Disjonctions/Conjonctions
Disjonctions/Conjonctions
Par Hubert Besacier, 2018
À propos du projet commun des artistes pour l'exposition
Mengzhi Zheng et Boris Chouvellon sont deux artistes de la même génération. Si l'un est né en Chine et l'autre en France, tous deux se sont formés dans les écoles françaises. Tous deux sont passés par la Villa Arson à Nice. Pourtant c'est à l'occasion du projet Making Things Happen: Young Artists in Dialogue organisé par The Merchant House à Amsterdam qu'ils se sont rencontrés pour la première fois. Leur travail préparatoire a consisté à arpenter la ville et ses environs et à engager une première discussion sur leurs impressions. Cette discussion, suivie d'autres rencontres et de visites réciproques de leurs ateliers, a porté essentiellement sur l'architecture. Tous deux sont concernés par le sujet, bien que de façon sensiblement différente.

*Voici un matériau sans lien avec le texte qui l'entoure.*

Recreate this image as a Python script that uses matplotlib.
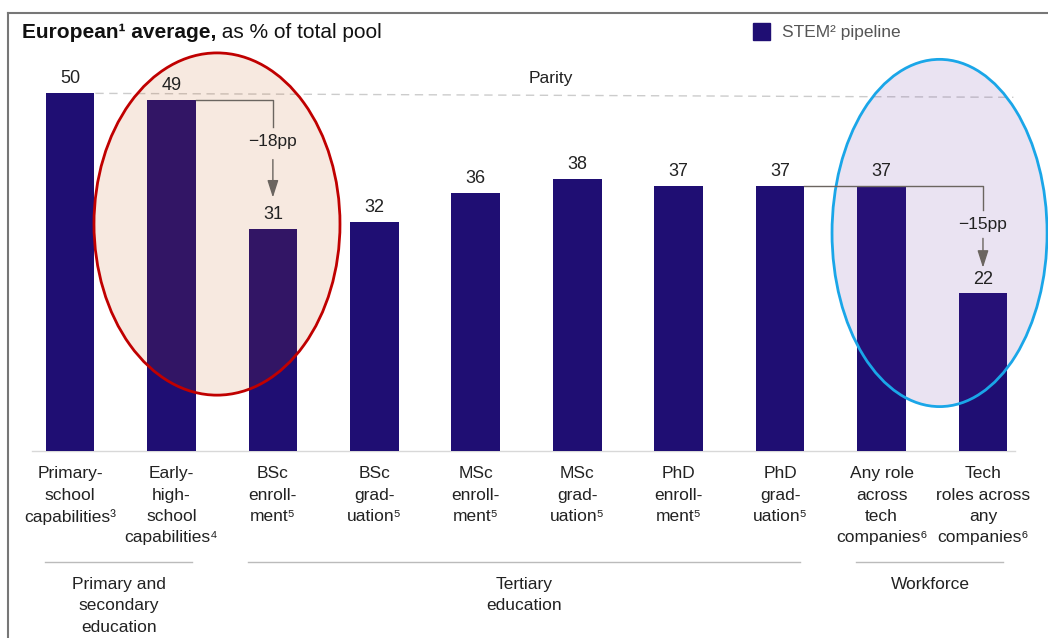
import matplotlib.pyplot as plt
from matplotlib.patches import Ellipse, Rectangle
from matplotlib.lines import Line2D

plt.rcParams['font.family'] = ['Liberation Sans', 'DejaVu Sans']

# Data
categories = [
    "Primary-\nschool\ncapabilities³",
    "Early-\nhigh-\nschool\ncapabilities⁴",
    "BSc\nenroll-\nment⁵",
    "BSc\ngrad-\nuation⁵",
    "MSc\nenroll-\nment⁵",
    "MSc\ngrad-\nuation⁵",
    "PhD\nenroll-\nment⁵",
    "PhD\ngrad-\nuation⁵",
    "Any role\nacross\ntech\ncompanies⁶",
    "Tech\nroles across\nany\ncompanies⁶",
]
values = [50, 49, 31, 32, 36, 38, 37, 37, 37, 22]
groups = ["Primary and\nsecondary\neducation", "Tertiary\neducation", "Workforce"]
group_spans = [(0, 1), (2, 7), (8, 9)]
parity = 50

bar_color = '#1f0e73'
text_color = '#222222'
grey = '#6b6560'

fig = plt.figure(figsize=(10.48, 6.38), dpi=100)
ax = fig.add_axes([0, 0, 1, 1])
ax.set_xlim(-0.690, 9.641)
ax.set_ylim(-26.12, 62.99)
ax.axis('off')

x = list(range(len(values)))
ax.bar(x, values, width=0.48, color=bar_color, zorder=2)

# baseline
ax.plot([-0.37, 9.32], [0, 0], color='#d8d8d8', lw=1, zorder=1)

# parity line
ax.plot([0.25, 9.3], [parity - 0.05, parity - 0.6], color='#cccccc', lw=1, ls=(0, (6, 4)), zorder=1)
ax.text(4.74, 52.0, "Parity", ha='center', va='center', fontsize=12.5, color=text_color)

# value labels
for xi, v in zip(x, values):
    ax.text(xi, v + 2.0, str(v), ha='center', va='center', fontsize=13, color=text_color, zorder=5)

# highlight ellipses
ax.add_patch(Ellipse((1.449, 31.7), 2.425, 47.8, facecolor=(0.75, 0.3, 0.0, 0.12),
                     edgecolor='#c00000', lw=2, zorder=3))
ax.add_patch(Ellipse((8.572, 30.45), 2.12, 48.5, facecolor=(0.35, 0.12, 0.59, 0.12),
                     edgecolor='#1aa6e8', lw=2, zorder=3))

# drop annotations
def drop(x0, x1, y_txt, label, gap_top, gap_tip):
    y0 = values[x0]
    ax.plot([x0 + 0.24, x1, x1], [y0, y0, y_txt + 2.0], color=grey, lw=1, zorder=4)
    ax.text(x1, y_txt, label, ha='center', va='center', fontsize=12.5, color=text_color, zorder=5)
    ax.annotate("", xy=(x1, values[x1] + gap_tip), xytext=(x1, y_txt - gap_top),
                arrowprops=dict(arrowstyle='-|>,head_length=0.75,head_width=0.24', color=grey,
                                lw=1, mutation_scale=14, shrinkA=0, shrinkB=0),
                zorder=5)

drop(1, 2, 43.2, "−18pp", 2.5, 4.4)
drop(7, 9, 31.6, "−15pp", 1.9, 3.6)

# category labels
for xi, c in zip(x, categories):
    ax.text(xi, -2.15, c, ha='center', va='top', fontsize=12.5, color=text_color,
            linespacing=1.53)

# group lines and labels
for (a, b), g in zip(group_spans, groups):
    ax.plot([a - 0.25, b + 0.2], [-15.5, -15.5], color='#bbbbbb', lw=1)
    ax.text((a + b) / 2 - 0.02, -17.6, g, ha='center', va='top', fontsize=12.5,
            color=text_color, linespacing=1.53)

# title
t1 = ax.text(-0.473, 58.4, "European¹ average,", fontsize=15, fontweight='bold',
             ha='left', va='center', color='#111111')
ax.annotate(" as % of total pool", xy=(1, 0), xycoords=t1, ha='left', va='bottom',
            fontsize=15, color='#111111')

# legend
ax.add_patch(Rectangle((6.733, 57.4), 0.168, 2.37, color=bar_color, zorder=5))
ax.text(7.019, 58.5, "STEM² pipeline", ha='left', va='center', fontsize=12.5, color='#555555')

# frame lines
fig.add_artist(Line2D([8 / 1048, 1], [1 - 13 / 638, 1 - 13 / 638], color='#777777', lw=1.5))
fig.add_artist(Line2D([8 / 1048, 8 / 1048], [0, 1 - 13 / 638], color='#777777', lw=1.5))

fig.savefig('out.png', dpi=100)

Leurs œuvres ne se distinguent pas seulement par le matériau employé, très léger dans le cas de Mengzhi, plutôt dense et consistant dans le cas des pièces de Boris qui vont souvent jusqu'au monumental. Mais finalement, la notion d'échelle a peu d'importance. Les deux démarches s'avèrent étonnamment complémentaires. Contrepoints de la fragilité et du figé, elle se rejoignent sur la notion d'abandon et de précarité. Pour l'un c'est l'esquisse du construit, pour l'autre le constat du construit en déshérence, ce qui s'est figé dans le paysage des activités humaines révolues. Le vent qui déchire les drapeaux de l'un traverse les frêles constructions de l'autre.
Dans la rencontre des deux artistes se croisent deux types de structures ouvertes : l'une semble tenir encore de l'ébauche, l'autre naît de l'entropie, des ravages du temps. Chez Mengzhi, la sculpture est un mouvement dynamique qui reste toujours en deçà d'une clôture sur l'accompli. Chez Boris nous sommes au delà de l'accompli. Dans le désarroi – au sens étymologique premier du terme – lorsque l'érigé se défait. Deux visages de la contingence qui s'ouvrent à des occurrences nouvelles. Là où Mengzhi fait du rebut la matière d'une partie de ses œuvres, Boris repart des ruines pour refonder les codes de sa sculpture. Chez Mengzhi s'affirme la vision optimiste de la construction transitoire. Chez Boris l'œuvre s'oriente vers la beauté d'un état d'entropie et de l'incomplétude. Tous deux travaillent avec le disjoint, le fragmentaire et se rejoignent en un point où la ruine et l'esquisse du construit se confondent. L'air circule dans la ruine et dans la construction ébauchée. Les deux artistes sont attirés par l'aérien. L'un par les grandes roues, les manèges de chaises volantes, ce qui est conçu pour tourner dans l'air, l'autre par l'édicule flottant.
À l'occasion de cette exposition, tous deux livrent leur propre vision de la ville d'Amsterdam. Boris conçoit une installation qui reprend les crochets de levage des maisons. On identifie immédiatement la citation, mais elle est également porteuse d'un certain malaise. Les crochets acérés enduits de matière dorée ne sont pas sans évoquer la boucherie, les portants en bois brûlés ont quelque chose d'obituaire et l'ensemble a des allures patibulaires tout en s'accordant de façon singulière avec le plafond baroque du salon (Les encombrants, 2018). Mengzhi, quant à lui, s'étonne de la raideur des escaliers des habitations de la ville et conçoit un trio de sculptures multicolores qui reprennent cette configuration, tout en faisant un clin d'œil à Gerrit Rietveld.
Les deux artistes s'accordent pour considérer le monde actuel tel qu'il est, avec une nécessité d'ouverture, de nomadisme. En ce sens on peut dire qu'ils ont une vision très réaliste de ce qu'est notre monde présent. La modernité n'est ni lisse, ni monolithique. Chez l'un comme chez l'autre, la condition humaine est présente en filigrane, elle y est perceptible de façon imparable.